Nobody knows who I am, though. In ten years I’ve written enough to fill ten, fifteen books here – and four actual books elsewhere – and yet, for all intents and purposes, I’ve not done anything. What mark have I made? Not any. I want to make a mark. At least, I think I want to make a mark. I can’t think about it too much – trying to find a big audience, trying to get known – because if I do it freaks me out. I watch people walking past bookshops, looking in the windows, and I imagine one of my books in there, people leafing through and putting it back on the shelf with nonchalance – or worse, people half reading it and feeling it’s a drag and abandoning it – or worse still, leaving a scathing Goodreads review calling me a know-nothing idiot with a child’s perspective on things, tainted by privilege because I’ve not suffered enough for my feelings to be worth a damn – and it makes my organs huddle together.
But still – I want to make a mark. I think. Don’t think about it. Just try. And if people like it, that’s good, and if people don’t like it – don’t think about it.

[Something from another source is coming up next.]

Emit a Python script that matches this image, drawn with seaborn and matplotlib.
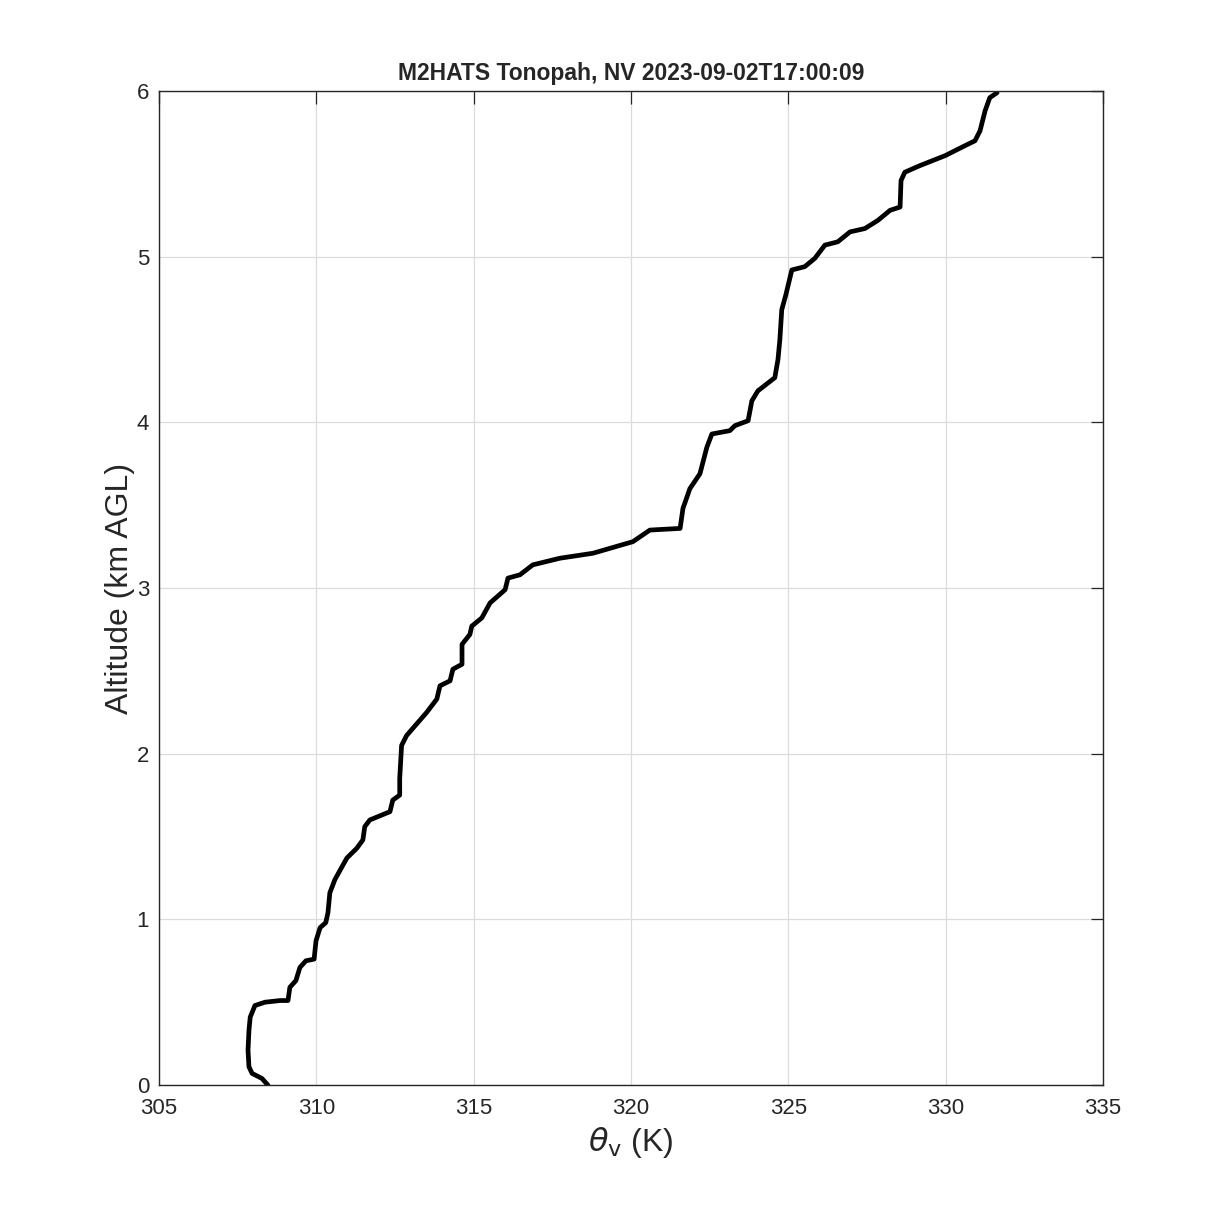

I always feel as though there’s a great party going on somewhere, a party full of established literary people, people who’ve done things, all standing around with champagne flutes discussing– I don’t know what people holding champagne flutes discuss. But it’s a party I want to get into, even if I’m not sure I’d like what I found inside. But that’s the thing: I just want to know what that’s like. I can decide if it’s for me later – I just have to know.
I’ll never be a heavy writer, I’ll never be cerebral; I’ll never make Oxford graduates stroke their chins. But I suppose I ought to begin the process now of accepting that that’s just not what I’m meant for (I don’t believe anyone is meant for anything, really, but you know what I mean). I think if I’m going to contribute anything to the world, maybe I can leave all the serious writer stuff to the serious writers. I’ll never be Gabriel Garcia Marquez. I’d never be Joan Didion. I’ll never be Jack London. But fuck – what if that’s totally fine? If I write silly books and silly diaries and I get them published one day – and they make people laugh a bit, brighten their day somewhat, or even if people just read them and think ‘oh cool someone feels the same way I do about this specific thing’ – that should be enough. That’s really nice contribution to have made. We can’t all be everything, but we can be ourselves. Not a revolution, not some great electric shift of the zeitgeist – Bob Dylan switching on his Stratocaster at Newport – but a pleasant afternoon of reading: that’s what I’ve got to offer.